Records from a collection:
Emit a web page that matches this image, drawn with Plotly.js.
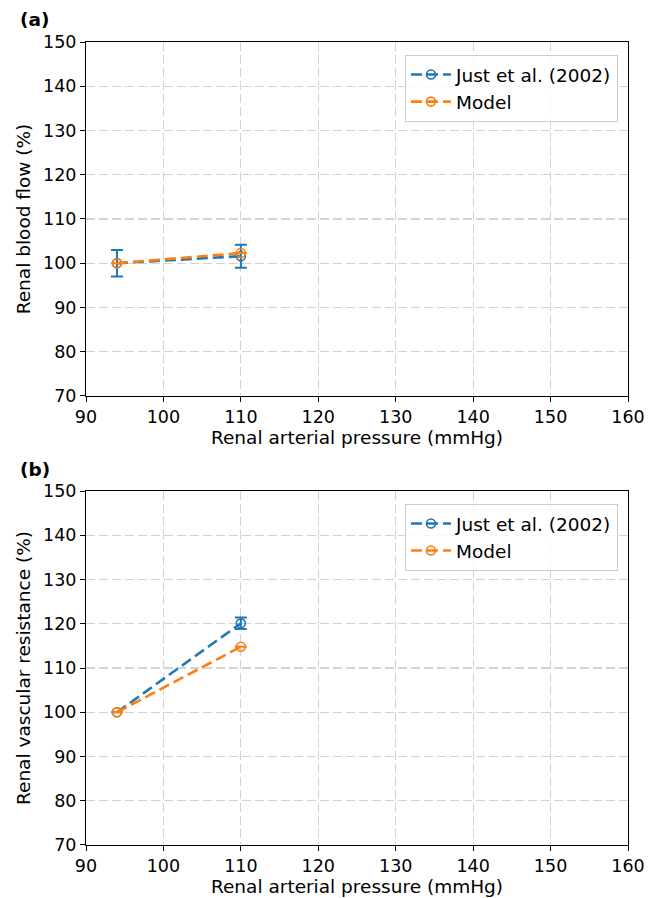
<!DOCTYPE html>
<html>
<head>
<meta charset="utf-8">
<script src="https://cdn.plot.ly/plotly-3.0.1.min.js"></script>
<style>html,body{margin:0;padding:0;background:#fff;}</style>
</head>
<body>
<div id="chart" style="width:648px;height:898px;"></div>
<script>
// Data
const pressure = [94, 110];
const rbfJust = [100, 101.6];
const rbfJustErr = [3.0, 2.6];
const rbfModel = [100, 102.3];
const rbfModelErr = [0, 0];
const rvrJust = [100, 120.1];
const rvrJustErr = [0, 1.3];
const rvrModel = [100, 114.8];
const rvrModelErr = [0, 0];
const xTicks = [90, 100, 110, 120, 130, 140, 150, 160];
const yTicks = [70, 80, 90, 100, 110, 120, 130, 140, 150];

const blue = '#1f77b4', orange = '#ff7f0e';
const font = 'DejaVu Sans, sans-serif';
const fs = 17.5;
const fsTitle = 18.5;

function tr(x, y, err, color, name, xa, ya, leg) {
  return {
    x: x, y: y, name: name, type: 'scatter', mode: 'lines+markers',
    xaxis: xa, yaxis: ya, legend: leg,
    line: {color: color, width: 2.6, dash: '11px,5px'},
    marker: {symbol: 'circle-open', size: 9, color: color, line: {width: 1.6, color: color}},
    error_y: {type: 'data', array: err, visible: true, color: color, thickness: 2, width: 6}
  };
}

const data = [
  tr(pressure, rbfJust, rbfJustErr, blue, 'Just et al. (2002)', 'x', 'y', 'legend'),
  tr(pressure, rbfModel, rbfModelErr, orange, 'Model', 'x', 'y', 'legend'),
  tr(pressure, rvrJust, rvrJustErr, blue, 'Just et al. (2002)', 'x2', 'y2', 'legend2'),
  tr(pressure, rvrModel, rvrModelErr, orange, 'Model', 'x2', 'y2', 'legend2')
];

function xax(anchor) {
  return {
    anchor: anchor, range: [90, 160], tickvals: xTicks, ticktext: xTicks.map(String),
    showline: true, mirror: true, linecolor: '#000', linewidth: 1,
    ticks: 'outside', ticklen: 5, tickcolor: '#000',
    showgrid: true, gridcolor: '#d3d3d3', griddash: '9px,4px', gridwidth: 1.2,
    zeroline: false, tickfont: {family: font, size: fs, color: '#000'},
    title: {text: 'Renal arterial pressure (mmHg)', font: {family: font, size: fsTitle, color: '#000'}, standoff: 3}
  };
}
function yax(anchor, domain, title) {
  return {
    anchor: anchor, domain: domain, range: [70, 150], tickvals: yTicks, ticktext: yTicks.map(String),
    showline: true, mirror: true, linecolor: '#000', linewidth: 1,
    ticks: 'outside', ticklen: 5, tickcolor: '#000',
    showgrid: true, gridcolor: '#d3d3d3', griddash: '9px,4px', gridwidth: 1.2,
    zeroline: false, tickfont: {family: font, size: fs, color: '#000'},
    title: {text: title, font: {family: font, size: fsTitle, color: '#000'}, standoff: 7}
  };
}

const legendBase = {
  xref: 'paper', yref: 'paper', xanchor: 'right', yanchor: 'top',
  bgcolor: 'rgba(255,255,255,0.8)', bordercolor: '#cccccc', borderwidth: 1,
  font: {family: font, size: fsTitle, color: '#000'}, itemwidth: 40, tracegroupgap: 0
};

const layout = {
  width: 648, height: 898,
  margin: {l: 86, r: 20, t: 42, b: 53},
  paper_bgcolor: '#fff', plot_bgcolor: '#fff',
  showlegend: true,
  xaxis: xax('y'),
  yaxis: yax('x', [0.5592, 1.0], 'Renal blood flow (%)'),
  xaxis2: xax('y2'),
  yaxis2: yax('x2', [0, 0.4408], 'Renal vascular resistance (%)'),
  legend: Object.assign({}, legendBase, {x: 0.9815, y: 0.9838}),
  legend2: Object.assign({}, legendBase, {x: 0.9815, y: 0.4247}),
  annotations: [
    {text: '<b>(a)</b>', xref: 'paper', yref: 'paper', x: -0.125, y: 1.028, xanchor: 'left', yanchor: 'middle', showarrow: false, font: {family: font, size: fsTitle, color: '#000'}},
    {text: '<b>(b)</b>', xref: 'paper', yref: 'paper', x: -0.125, y: 0.468, xanchor: 'left', yanchor: 'middle', showarrow: false, font: {family: font, size: fsTitle, color: '#000'}}
  ]
};

Plotly.newPlot('chart', data, layout, {displayModeBar: false, staticPlot: true});
</script>
</body>
</html>
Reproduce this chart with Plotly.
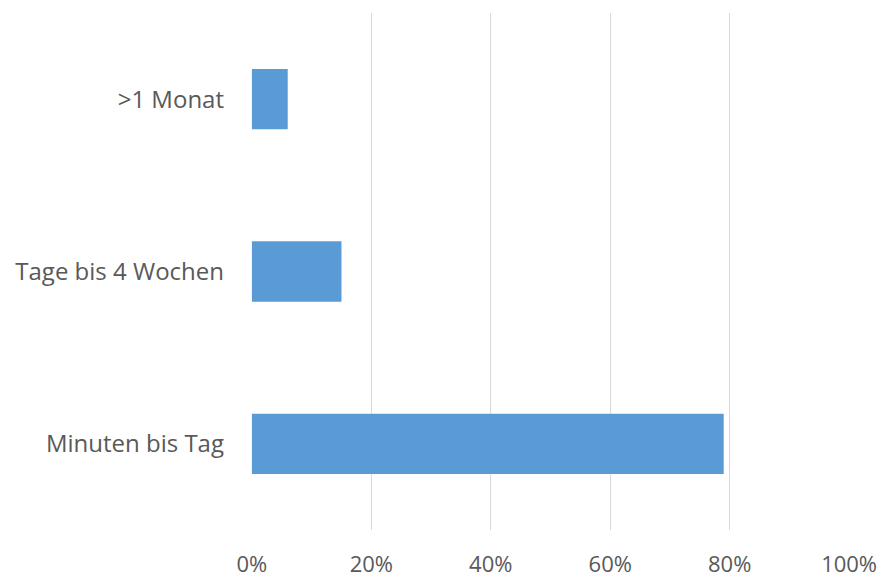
import plotly.graph_objects as go

categories = ["Minuten bis Tag", "Tage bis 4 Wochen", ">1 Monat"]
values = [0.79, 0.15, 0.06]
tick_vals = [0, 0.2, 0.4, 0.6, 0.8, 1.0]
tick_text = ["0%", "20%", "40%", "60%", "80%", "100%"]

fig = go.Figure()
fig.add_trace(go.Bar(
    y=categories,
    x=values,
    orientation="h",
    width=0.35,
    marker=dict(color="#5B9BD5", line=dict(width=0)),
))

# the page body adds an 8px offset, so the figure is 8px smaller
fig.update_layout(
    width=877,
    height=572,
    margin=dict(l=243, r=35, t=5, b=50),
    plot_bgcolor="white",
    paper_bgcolor="white",
    showlegend=False,
    font=dict(family="Open Sans, sans-serif", color="#595959", size=24),
)
fig.update_xaxes(
    range=[-0.0015, 1.0015],
    tickvals=tick_vals,
    ticktext=tick_text,
    showgrid=True,
    gridcolor="#D9D9D9",
    gridwidth=1.3,
    zeroline=False,
    showline=False,
    ticks="",
    automargin=False,
    ticklabelstandoff=19,
    tickfont=dict(size=22, color="#595959"),
)
fig.update_yaxes(
    range=[-0.5, 2.5],
    showgrid=False,
    zeroline=False,
    showline=False,
    ticks="",
    automargin=False,
    ticklabelstandoff=26,
    tickfont=dict(size=24, color="#595959"),
)

fig.write_html("out.html")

EXERCISE DESCRIPTION:
From the first line above down to the line with "const fsTitle = 18.5;", reproduce every line and no others, omitting pictures.

FINISHED ANSWER:
Emit a web page that matches this image, drawn with Plotly.js.
<!DOCTYPE html>
<html>
<head>
<meta charset="utf-8">
<script src="https://cdn.plot.ly/plotly-3.0.1.min.js"></script>
<style>html,body{margin:0;padding:0;background:#fff;}</style>
</head>
<body>
<div id="chart" style="width:648px;height:898px;"></div>
<script>
// Data
const pressure = [94, 110];
const rbfJust = [100, 101.6];
const rbfJustErr = [3.0, 2.6];
const rbfModel = [100, 102.3];
const rbfModelErr = [0, 0];
const rvrJust = [100, 120.1];
const rvrJustErr = [0, 1.3];
const rvrModel = [100, 114.8];
const rvrModelErr = [0, 0];
const xTicks = [90, 100, 110, 120, 130, 140, 150, 160];
const yTicks = [70, 80, 90, 100, 110, 120, 130, 140, 150];

const blue = '#1f77b4', orange = '#ff7f0e';
const font = 'DejaVu Sans, sans-serif';
const fs = 17.5;
const fsTitle = 18.5;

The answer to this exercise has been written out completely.